Deer & Deer Hunting editor-in-chief Dan Schmidt often uses this example in his lectures: Think about the square mile around your hunting area. That is 640 acres. If the deer population goal for the area is 25 deer per square mile, each 40 acre property would be allotted roughly 1.5 deer if they were distributed equally. However, if you were to see 10 deer on one 40-acre soybean field, that only leaves 15 for the remaining 600 acres.
Deer do not distribute evenly. Land management, agriculture, as well as hunting practices, all influence deer distribution.
"I have rarely argued with a hunter that claims there are few or no deer where he hunts because his claim could be true," McCaffery said. "This can especially be the case if he or she is attempting to hunt a 10- or 40-acre ownership."
Even when expanded to square-mile blocks, deer populations are clumpy. For example a recent aerial survey in the CWD zone of Wisconsin found counts ranged from zero to 147 deer on individual square-mile survey blocks. Of course, not all deer were probably seen and counted. But it shows the problem inherent for managers.
Managers such as McCaffery cite cover and food as the main causes for deer clumpiness. Hunting pressure also makes a difference. Huge clumps of deer exist within urban zones where hunting is restricted. Baiting, food plots and selective harvest patterns can also increase clumpiness.
What’s the answer to this problem? How do we manage a disparate population, keeping hunters happy with full freezers and our forests healthy? This is probably a game manager’s most difficult task.
For our part, ethical hunters must be both understanding and steward-minded. If we happen to fall outside of a "clump" we must recognize that some areas might be temporarily "over-shot," as McCaffery puts it, on occasion to protect those lands and a multitude of other interests. He reminds us that "forests are far more threatened by over-abundance of deer than scarcity."
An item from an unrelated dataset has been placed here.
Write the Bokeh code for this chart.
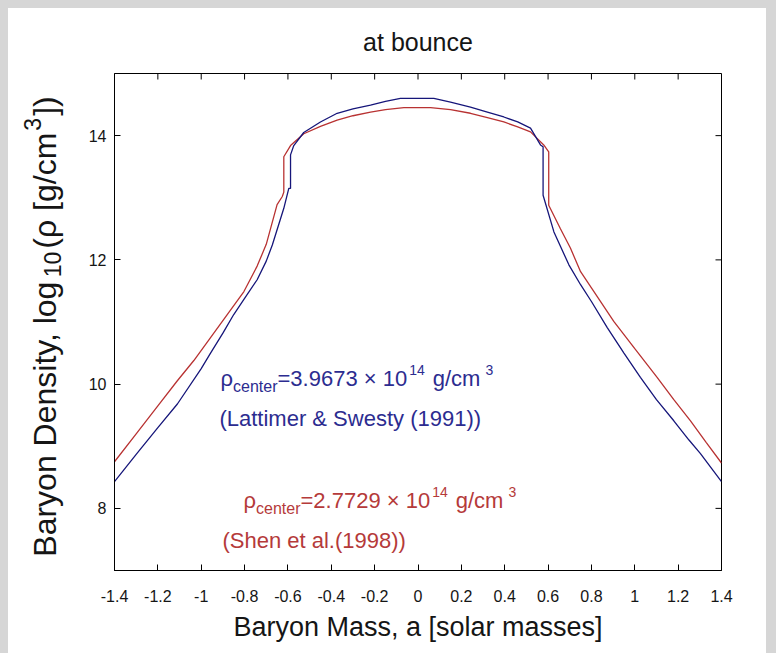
import math
from bokeh.plotting import figure
from bokeh.layouts import row
from bokeh.models import Range1d, FixedTicker, Label
from bokeh.core.properties import value
from bokeh.embed import file_html
from bokeh.resources import INLINE

# ---------------- data ----------------
x_blue = [-1.40, -1.30, -1.20, -1.11, -1.00, -0.957, -0.90, -0.85, -0.80, -0.742, -0.70, -0.672,
          -0.619, -0.596, -0.588, -0.588, -0.573, -0.527, -0.45, -0.373, -0.30, -0.219, -0.15,
          -0.081, 0.0, 0.073, 0.15, 0.242, 0.32, 0.396, 0.46, 0.519, 0.565, 0.577, 0.577, 0.627,
          0.696, 0.75, 0.80, 0.873, 0.95, 1.026, 1.10, 1.18, 1.25, 1.303, 1.40]
y_blue = [8.43, 8.87, 9.30, 9.68, 10.25, 10.50, 10.82, 11.12, 11.38, 11.68, 11.98, 12.24,
          12.83, 13.15, 13.15, 13.69, 13.84, 14.05, 14.22, 14.36, 14.43, 14.49, 14.55,
          14.60, 14.60, 14.60, 14.54, 14.46, 14.38, 14.30, 14.22, 14.12, 13.85, 13.82, 13.04, 12.45,
          11.92, 11.60, 11.33, 10.91, 10.50, 10.11, 9.75, 9.41, 9.10, 8.88, 8.43]

x_red = [-1.40, -1.30, -1.20, -1.111, -1.034, -0.957, -0.88, -0.803, -0.742, -0.70, -0.65, -0.626,
         -0.619, -0.619, -0.588, -0.527, -0.45, -0.373, -0.30, -0.219, -0.15, -0.065, 0.058, 0.15,
         0.242, 0.32, 0.396, 0.46, 0.519, 0.58, 0.603, 0.603, 0.657, 0.703, 0.75, 0.80, 0.903,
         1.00, 1.103, 1.18, 1.257, 1.33, 1.40]
y_red = [8.75, 9.20, 9.65, 10.05, 10.38, 10.75, 11.12, 11.49, 11.90, 12.25, 12.89, 13.02,
         13.09, 13.66, 13.84, 14.03, 14.15, 14.25, 14.32, 14.38, 14.42, 14.45, 14.45, 14.42,
         14.36, 14.29, 14.22, 14.14, 14.06, 13.85, 13.74, 12.88, 12.50, 12.19, 11.81, 11.55, 11.01,
         10.57, 10.11, 9.75, 9.41, 9.06, 8.73]

x_ticks = [-1.4, -1.2, -1.0, -0.8, -0.6, -0.4, -0.2, 0.0, 0.2, 0.4, 0.6, 0.8, 1.0, 1.2, 1.4]
x_tick_labels = ["-1.4", "-1.2", "-1", "-0.8", "-0.6", "-0.4", "-0.2", "0", "0.2", "0.4",
                 "0.6", "0.8", "1", "1.2", "1.4"]
y_ticks = [8, 10, 12, 14]
x_limits = [-1.4, 1.4]
y_limits = [7, 15]

title_text = "at bounce"
x_label_text = "Baryon Mass, a [solar masses]"
blue_center = "3.9673"
red_center = "2.7729"
blue_ref = "(Lattimer & Swesty (1991))"
red_ref = "(Shen et al.(1998))"

# ---------------- styling ----------------
FONT = "Liberation Sans"
INK = "#151515"
BLUE_LINE = "#16167a"
RED_LINE = "#b83232"
BLUE_TEXT = "#2c2c90"
RED_TEXT = "#b53a3a"
TOTAL_H = 645
TOP_B, BOT_B = 65, 83
FRAME_W, FRAME_H = 607, TOTAL_H - TOP_B - BOT_B
LAB_W = 68
TICK = 6

W = {'ρ': 570, 'c': 500, 'e': 556, 'n': 556, 't': 278, 'r': 333, '=': 584, '.': 278, ' ': 278,
     '×': 584, 'g': 556, '/': 278, 'm': 833, '(': 333, ')': 333, 'L': 556, 'a': 556, 'i': 222,
     '&': 667, 'S': 667, 'w': 722, 's': 500, 'y': 500, 'h': 556, 'l': 222, '[': 278, ']': 278,
     'B': 667, 'o': 556, 'D': 722, ',': 278}


def tw(s, size):
    return sum(W.get(ch, 556) for ch in s) * size / 1000.0


# ---------------- main plot ----------------
p = figure(width=758 - LAB_W, height=TOTAL_H, x_range=Range1d(*x_limits), y_range=Range1d(*y_limits),
           output_backend="svg", toolbar_location=None,
           min_border_left=106 - LAB_W, min_border_right=45, min_border_top=TOP_B, min_border_bottom=BOT_B,
           background_fill_color="white", border_fill_color="white")
p.grid.visible = False
p.outline_line_color = "black"
p.outline_line_width = 1

p.title.text = title_text
p.title.align = "center"
p.title.vertical_align = "middle"
p.title.text_font = FONT
p.title.text_font_size = "25px"
p.title.text_font_style = "normal"
p.title.text_color = INK
p.title.standoff = 34

p.line(x_red, y_red, line_color=RED_LINE, line_width=1.3)
p.line(x_blue, y_blue, line_color=BLUE_LINE, line_width=1.3)


def style_axis(ax):
    ax.major_tick_in = TICK
    ax.major_tick_out = 0
    ax.minor_tick_line_color = None
    ax.axis_line_color = "black"
    ax.axis_line_width = 1
    ax.major_tick_line_color = "black"
    ax.major_label_text_font = FONT
    ax.major_label_text_font_size = "16px"
    ax.major_label_text_color = INK
    ax.axis_label_text_font = FONT
    ax.axis_label_text_font_size = "27px"
    ax.axis_label_text_font_style = "normal"
    ax.axis_label_text_color = INK


xa = p.xaxis[0]
xa.ticker = FixedTicker(ticks=x_ticks)
xa.major_label_overrides = {t: s for t, s in zip(x_ticks, x_tick_labels)}
style_axis(xa)
xa.major_label_standoff = 19
xa.axis_label = x_label_text
xa.axis_label_standoff = 7

ya = p.yaxis[0]
ya.ticker = FixedTicker(ticks=y_ticks)
style_axis(ya)
ya.major_label_standoff = 8

# inward ticks on the top and right edges of the box (no labels there)
dy_tick = TICK * (y_limits[1] - y_limits[0]) / FRAME_H
dx_tick = TICK * (x_limits[1] - x_limits[0]) / FRAME_W
p.segment(x0=x_ticks, y0=[y_limits[1]] * len(x_ticks), x1=x_ticks,
          y1=[y_limits[1] - dy_tick] * len(x_ticks), line_color="black", line_width=1)
p.segment(x0=[x_limits[1]] * len(y_ticks), y0=y_ticks, x1=[x_limits[1] - dx_tick] * len(y_ticks),
          y1=y_ticks, line_color="black", line_width=1)


def place(pieces, x0, y0, color):
    off = 0.0
    for text, size, dy, gap in pieces:
        off += gap
        p.add_layout(Label(x=x0, y=y0, x_offset=off, y_offset=dy, text=text, text_font=FONT,
                           text_font_size=f"{size}px", text_color=color,
                           text_align="left", text_baseline="alphabetic"))
        off += tw(text, size)


M, S, U = 22, 16, 14


def line1(val):
    return [("ρ", M, 0, 0), ("center", S, -8, 0), ("=" + val + " × 10", M, 0, 0),
            ("14", U, 9, 2), ("g/cm", M, 0, 8), ("3", U, 9, 5)]


place(line1(blue_center), -0.911, 10.09, BLUE_TEXT)
place([(blue_ref, M, 0, 0)], -0.916, 9.44, BLUE_TEXT)
place(line1(red_center), -0.805, 8.12, RED_TEXT)
place([(red_ref, M, 0, 0)], -0.902, 7.48, RED_TEXT)

# ---------------- y-axis label strip (rotated, with sub/superscripts) ----------------
lf = figure(width=LAB_W, height=TOTAL_H, x_range=Range1d(0, LAB_W), y_range=Range1d(0, FRAME_H),
            output_backend="svg", toolbar_location=None, x_axis_location=None, y_axis_location=None,
            min_border_left=0, min_border_right=0, min_border_top=TOP_B, min_border_bottom=BOT_B,
            background_fill_color="white", border_fill_color="white")
lf.grid.visible = False
lf.outline_line_color = None

YF, YS = 32, 23
ANCHOR_X = 36          # px from the strip's left edge (rendered baseline lands ~11px to its right)
ylab = [("Baryon Density, log", YF, 0, 0), ("10", YS, 8, 2), ("(ρ [g/cm", YF, 0, 3),
        ("3", YS, -12, 2), ("])", YF, 0, 2)]
total = sum(tw(t, s) + g for t, s, _, g in ylab)
center_v = TOTAL_H - BOT_B - 326 + 8
v = center_v - total / 2.0
for text, size, dx, gap in ylab:
    v += gap
    lf.text(x=[0], y=[v], x_offset=ANCHOR_X + dx, text=[text], angle=math.pi / 2,
            text_font=value(FONT), text_font_size=value(f"{size}px"), text_color=INK,
            text_align="left", text_baseline="alphabetic")
    v += tw(text, size)

layout = row(lf, p, spacing=0, styles={"background-color": "white"})
html = file_html(layout, INLINE)
html = html.replace("</head>", "<style>html,body{background:#d6d6d6;}body{margin:8px;}</style></head>", 1)
open("out.html", "w").write(html)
Hunters within those clumps of heavy deer distribution can do more. These are the hunters who must kill more deer than their current harvest threshold allows. This is land stewardship. Plus, in a round-about way, reducing populations within high-density areas will help spread the wealth of venison to hunters outside the main clumps by allowing managers to reduce harvest goals over the broader management area.